A more realistic scale would put the Jedi Order’s numbers at somewhere around the 10 billion mark. That would then lead to a few realistic increases in scale. First, there would be several temples in the galaxy hosting several hundred thousand to a million Jedi. This would make the sentient beings on those planets aware of the Jedi, even if they did not interact with them. Second, it means that there would be one Jedi Knight for every 7.5 million sentient beings in the Republic, or every ten million in the galaxy. While that is still a huge number, it is roughly equivalent to having one Jedi Knight in each of the major metropolises on Earth rather than no Jedi ever even existing on Earth. Third, with many more people presenting Force sensitivity, the Force becomes a rare, but present, phenomena in the life of the galaxy. Sure, the Jedi are still elite warrior-monks, but there is at least a level of believability here. It also necessitates Darth Vader’s years-long crusade to hunt down Jedi who survived Order 66. If there were only 10,000 Knights when Vader assaulted the Temple and Sidious issued his notorious Order 66, it does not make much sense that so many Jedi would have escaped given how embedded they were in the Republic military. However, if Sidious’s plan involved wiping out ten billion Jedi and he had to contend with multiple temples and armies scattered across the galaxy, then it is reasonable to assume that Darth Vader has “mopping up operations” which would take him years to accomplish after the initial purge.

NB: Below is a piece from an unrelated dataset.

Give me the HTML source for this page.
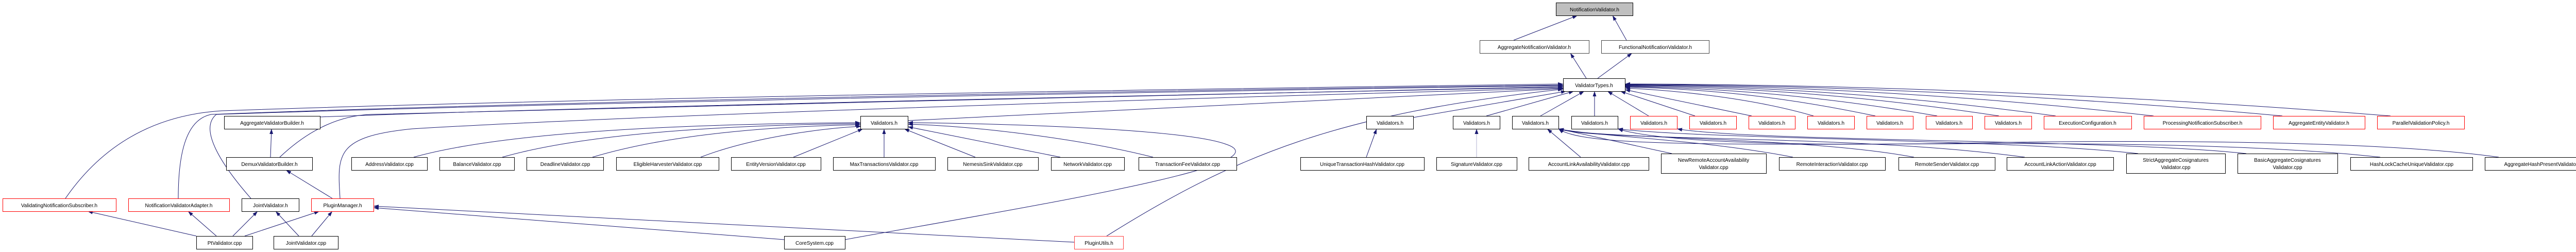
<!DOCTYPE html>
<html><head><meta charset="utf-8"><style>
html,body{margin:0;padding:0;background:#fff;}
svg{display:block;}
text{font-family:"Liberation Sans",Arial,sans-serif;font-size:10px;fill:#000;}
.e{fill:none;stroke:#191970;stroke-width:1;}
.n{fill:#fff;stroke:#000;stroke-width:1;}
.r{fill:#fff;stroke:#ff0000;stroke-width:1;}
.g{fill:#bfbfbf;stroke:#000;stroke-width:1;}
</style></head><body>
<svg width="5065" height="489" viewBox="0 0 5065 489" xmlns="http://www.w3.org/2000/svg">
<defs>
<marker id="a" markerUnits="userSpaceOnUse" markerWidth="11" markerHeight="8" refX="10" refY="3.5" orient="auto">
<path d="M0,0 L10,3.5 L0,7 z" fill="#191970"/>
</marker>
</defs>
<g marker-end="url(#a)">
<!-- top -->
<path class="e" d="M2938,78 L3062,30"/>
<path class="e" d="M3157,78 L3130,30"/>
<path class="e" d="M3079,152 L3048,103"/>
<path class="e" d="M3101,152 L3168,103"/>
<!-- left long edges to ValidatorTypes -->
<path class="e" d="M127,385 C210,265 320,222 430,215 C1200,188 2500,170 3034,163"/>
<path class="e" d="M346,385 C346,300 360,232 410,222 C1200,192 2500,172 3034,165"/>
<path class="e" d="M487,385 C430,320 385,250 420,222 C1200,196 2500,174 3034,166"/>
<path class="e" d="M543,305 C580,270 640,225 720,222 C1400,205 2500,178 3034,168"/>
<path class="e" d="M621,227 C1200,205 2500,180 3034,169"/>
<path class="e" d="M660,385 C655,300 650,265 800,250 C1300,220 2500,185 3034,171"/>
<path class="e" d="M1762,234 L3034,172"/>
<path class="e" d="M2148,458 C2400,300 2600,220 3034,173"/>
<path class="e" d="M2743,228 L3040,177"/>
<path class="e" d="M2885,225 L3055,177"/>
<path class="e" d="M2990,225 L3075,177"/>
<path class="e" d="M3095,225 L3095,177"/>
<path class="e" d="M3200,225 L3120,177"/>
<path class="e" d="M3290,225 L3145,177"/>
<path class="e" d="M3400,225 L3154,174"/>
<path class="e" d="M3520,225 C3400,190 3250,175 3154,171"/>
<path class="e" d="M3640,225 C3450,185 3300,172 3154,169"/>
<path class="e" d="M3760,225 C3500,180 3300,170 3154,168"/>
<path class="e" d="M3880,225 C3550,175 3300,168 3154,167"/>
<path class="e" d="M3990,225 C3600,172 3300,166 3154,166"/>
<path class="e" d="M4180,225 C3700,170 3300,165 3154,165"/>
<path class="e" d="M4430,225 C3800,168 3300,164 3154,164"/>
<path class="e" d="M4640,225 C3900,166 3300,163 3154,163"/>
<!-- AggValBuilder / Demux -->
<path class="e" d="M525,305 L527,250"/>
<path class="e" d="M645,385 L555,330"/>
<!-- Validators.h big children -->
<path class="e" d="M803,305 C1000,250 1400,240 1670,238"/>
<path class="e" d="M975,305 C1150,255 1450,242 1670,240"/>
<path class="e" d="M1150,305 C1300,260 1500,245 1670,242"/>
<path class="e" d="M1360,305 C1450,270 1580,250 1672,245"/>
<path class="e" d="M1540,305 L1675,250"/>
<path class="e" d="M1716,305 L1716,250"/>
<path class="e" d="M1893,305 L1755,250"/>
<path class="e" d="M2058,305 L1762,246"/>
<path class="e" d="M2238,305 C2100,270 1900,245 1762,241"/>
<path class="e" d="M1640,465 C2000,400 2500,320 2380,280 C2300,250 1950,240 1762,238"/>
<!-- Plugin manager -->
<path class="e" d="M1522,465 L725,403"/>
<path class="e" d="M2085,470 L725,400"/>
<!-- row 7 -->
<path class="e" d="M381,458 L170,410"/>
<path class="e" d="M420,458 L365,410"/>
<path class="e" d="M452,458 L500,410"/>
<path class="e" d="M475,458 L620,410"/>
<path class="e" d="M580,458 L535,410"/>
<path class="e" d="M605,458 L645,410"/>
<!-- right row 5 -->
<path class="e" d="M2652,305 L2672,250"/>
<path class="e" d="M2866,305 L2866,250" style="stroke:#b0b0d0"/>
<path class="e" d="M3068,305 L3003,250"/>
<path class="e" d="M3245,298 L3025,250"/>
<path class="e" d="M3480,305 C3300,270 3100,265 3025,250"/>
<path class="e" d="M3715,305 C3500,265 3100,270 3025,250"/>
<path class="e" d="M3930,305 C3600,260 3100,275 3025,250"/>
<path class="e" d="M4620,305 C4300,270 3800,280 3500,280 C3200,280 3060,275 3025,250"/>
<path class="e" d="M4150,298 C3900,270 3300,270 3140,250"/>
<path class="e" d="M4850,305 C4600,270 4100,272 3800,278 C3400,285 3200,270 3140,250"/>
<path class="e" d="M4360,298 C4100,270 3400,275 3255,250"/>
</g>
<!-- nodes -->
<g>
<rect class="g" x="3020.5" y="5.5" width="149" height="25"/><text x="3095" y="22" text-anchor="middle">NotificationValidator.h</text>
<rect class="n" x="2872.5" y="78.5" width="212" height="25" style="stroke:#444"/><text x="2978" y="95" text-anchor="middle">AggregateNotificationValidator.h</text>
<rect class="n" x="3108.5" y="78.5" width="209" height="25" style="stroke:#444"/><text x="3213" y="95" text-anchor="middle">FunctionalNotificationValidator.h</text>
<rect class="n" x="3034.5" y="152.5" width="120" height="25"/><text x="3094" y="169" text-anchor="middle">ValidatorTypes.h</text>

<rect class="n" x="435.5" y="225.5" width="186" height="25"/><text x="528" y="242" text-anchor="middle">AggregateValidatorBuilder.h</text>
<rect class="n" x="1670.5" y="225.5" width="92" height="25"/><text x="1716" y="242" text-anchor="middle">Validators.h</text>
<rect class="n" x="2652.5" y="225.5" width="91" height="25"/><text x="2698" y="242" text-anchor="middle">Validators.h</text>
<rect class="n" x="2820.5" y="225.5" width="91" height="25"/><text x="2866" y="242" text-anchor="middle">Validators.h</text>
<rect class="n" x="2935.5" y="225.5" width="90" height="25"/><text x="2980" y="242" text-anchor="middle">Validators.h</text>
<rect class="n" x="3050.5" y="225.5" width="90" height="25"/><text x="3095" y="242" text-anchor="middle">Validators.h</text>
<rect class="r" x="3164.5" y="225.5" width="91" height="25"/><text x="3210" y="242" text-anchor="middle">Validators.h</text>
<rect class="r" x="3279.5" y="225.5" width="91" height="25"/><text x="3325" y="242" text-anchor="middle">Validators.h</text>
<rect class="r" x="3394.5" y="225.5" width="90" height="25"/><text x="3439" y="242" text-anchor="middle">Validators.h</text>
<rect class="r" x="3508.5" y="225.5" width="91" height="25"/><text x="3554" y="242" text-anchor="middle">Validators.h</text>
<rect class="r" x="3623.5" y="225.5" width="90" height="25"/><text x="3668" y="242" text-anchor="middle">Validators.h</text>
<rect class="r" x="3738.5" y="225.5" width="90" height="25"/><text x="3783" y="242" text-anchor="middle">Validators.h</text>
<rect class="r" x="3852.5" y="225.5" width="91" height="25"/><text x="3898" y="242" text-anchor="middle">Validators.h</text>
<rect class="r" x="3967.5" y="225.5" width="170" height="25"/><text x="4052" y="242" text-anchor="middle">ExecutionConfiguration.h</text>
<rect class="r" x="4161.5" y="225.5" width="227" height="25"/><text x="4275" y="242" text-anchor="middle">ProcessingNotificationSubscriber.h</text>
<rect class="r" x="4412.5" y="225.5" width="178" height="25"/><text x="4501" y="242" text-anchor="middle">AggregateEntityValidator.h</text>
<rect class="r" x="4614.5" y="225.5" width="169" height="25"/><text x="4699" y="242" text-anchor="middle">ParallelValidationPolicy.h</text>

<rect class="n" x="439.5" y="305.5" width="167" height="25"/><text x="523" y="322" text-anchor="middle">DemuxValidatorBuilder.h</text>
<rect class="n" x="682.5" y="305.5" width="147" height="25"/><text x="756" y="322" text-anchor="middle">AddressValidator.cpp</text>
<rect class="n" x="853.5" y="305.5" width="145" height="25"/><text x="926" y="322" text-anchor="middle">BalanceValidator.cpp</text>
<rect class="n" x="1022.5" y="305.5" width="149" height="25"/><text x="1097" y="322" text-anchor="middle">DeadlineValidator.cpp</text>
<rect class="n" x="1196.5" y="305.5" width="199" height="25"/><text x="1296" y="322" text-anchor="middle">EligibleHarvesterValidator.cpp</text>
<rect class="n" x="1419.5" y="305.5" width="174" height="25"/><text x="1506" y="322" text-anchor="middle">EntityVersionValidator.cpp</text>
<rect class="n" x="1617.5" y="305.5" width="198" height="25"/><text x="1716" y="322" text-anchor="middle">MaxTransactionsValidator.cpp</text>
<rect class="n" x="1839.5" y="305.5" width="176" height="25"/><text x="1927" y="322" text-anchor="middle">NemesisSinkValidator.cpp</text>
<rect class="n" x="2040.5" y="305.5" width="142" height="25"/><text x="2111" y="322" text-anchor="middle">NetworkValidator.cpp</text>
<rect class="n" x="2210.5" y="305.5" width="190" height="25"/><text x="2305" y="322" text-anchor="middle">TransactionFeeValidator.cpp</text>
<rect class="n" x="2524.5" y="305.5" width="240" height="25"/><text x="2644" y="322" text-anchor="middle">UniqueTransactionHashValidator.cpp</text>
<rect class="n" x="2788.5" y="305.5" width="156" height="25"/><text x="2866" y="322" text-anchor="middle">SignatureValidator.cpp</text>
<rect class="n" x="2967.5" y="305.5" width="233" height="25"/><text x="3084" y="322" text-anchor="middle">AccountLinkAvailabilityValidator.cpp</text>
<rect class="n" x="3224.5" y="298.5" width="204" height="38"/><text x="3326" y="314" text-anchor="middle">NewRemoteAccountAvailability</text><text x="3326" y="328" text-anchor="middle">Validator.cpp</text>
<rect class="n" x="3453.5" y="305.5" width="206" height="25"/><text x="3556" y="322" text-anchor="middle">RemoteInteractionValidator.cpp</text>
<rect class="n" x="3685.5" y="305.5" width="187" height="25"/><text x="3779" y="322" text-anchor="middle">RemoteSenderValidator.cpp</text>
<rect class="n" x="3895.5" y="305.5" width="207" height="25"/><text x="3999" y="322" text-anchor="middle">AccountLinkActionValidator.cpp</text>
<rect class="n" x="4127.5" y="298.5" width="192" height="38"/><text x="4223" y="314" text-anchor="middle">StrictAggregateCosignatures</text><text x="4223" y="328" text-anchor="middle">Validator.cpp</text>
<rect class="n" x="4343.5" y="298.5" width="194" height="38"/><text x="4440" y="314" text-anchor="middle">BasicAggregateCosignatures</text><text x="4440" y="328" text-anchor="middle">Validator.cpp</text>
<rect class="n" x="4562.5" y="305.5" width="237" height="25"/><text x="4681" y="322" text-anchor="middle">HashLockCacheUniqueValidator.cpp</text>
<rect class="n" x="4823.5" y="305.5" width="236" height="25"/><text x="4941" y="322" text-anchor="middle">AggregateHashPresentValidator.cpp</text>

<rect class="r" x="5.5" y="385.5" width="220" height="25"/><text x="115" y="402" text-anchor="middle">ValidatingNotificationSubscriber.h</text>
<rect class="r" x="249.5" y="385.5" width="196" height="25"/><text x="347" y="402" text-anchor="middle">NotificationValidatorAdapter.h</text>
<rect class="n" x="469.5" y="385.5" width="111" height="25"/><text x="525" y="402" text-anchor="middle">JointValidator.h</text>
<rect class="r" x="604.5" y="385.5" width="121" height="25"/><text x="665" y="402" text-anchor="middle">PluginManager.h</text>

<rect class="n" x="381.5" y="458.5" width="109" height="25"/><text x="436" y="475" text-anchor="middle">PtValidator.cpp</text>
<rect class="n" x="531.5" y="458.5" width="125" height="25"/><text x="594" y="475" text-anchor="middle">JointValidator.cpp</text>
<rect class="n" x="1522.5" y="458.5" width="118" height="25"/><text x="1581" y="475" text-anchor="middle">CoreSystem.cpp</text>
<rect class="r" x="2085.5" y="458.5" width="95" height="25" style="stroke:#ff4040"/><text x="2133" y="475" text-anchor="middle">PluginUtils.h</text>
</g>
</svg>
</body></html>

Nevertheless, there is one scene in Star Wars where Lucas or his successors get scale right: the opening scene of Revenge of the Sith. That massive fleet battle over Coruscant, with thousands of capital ships vying for the control of Coruscant’s space is what a properly scaled fleet battle in the Galactic core should look like. It even has numerous Jedi on capital ships engaging in the battle if you watch the old Clone Wars storyline released on Cartoon Network before Revenge of the Sith hit theaters.
While I do not expect Star Wars to ever really care about these problems, this can serve as a fair warning to all would-be worldbuilders out there. Read history, think about the scope and scale of what you’re creating, and at least make your worldbuilding feasible so that those who read your work aren’t ripped from the pages or screen asking if your “Jedi” should even exist in your world at all.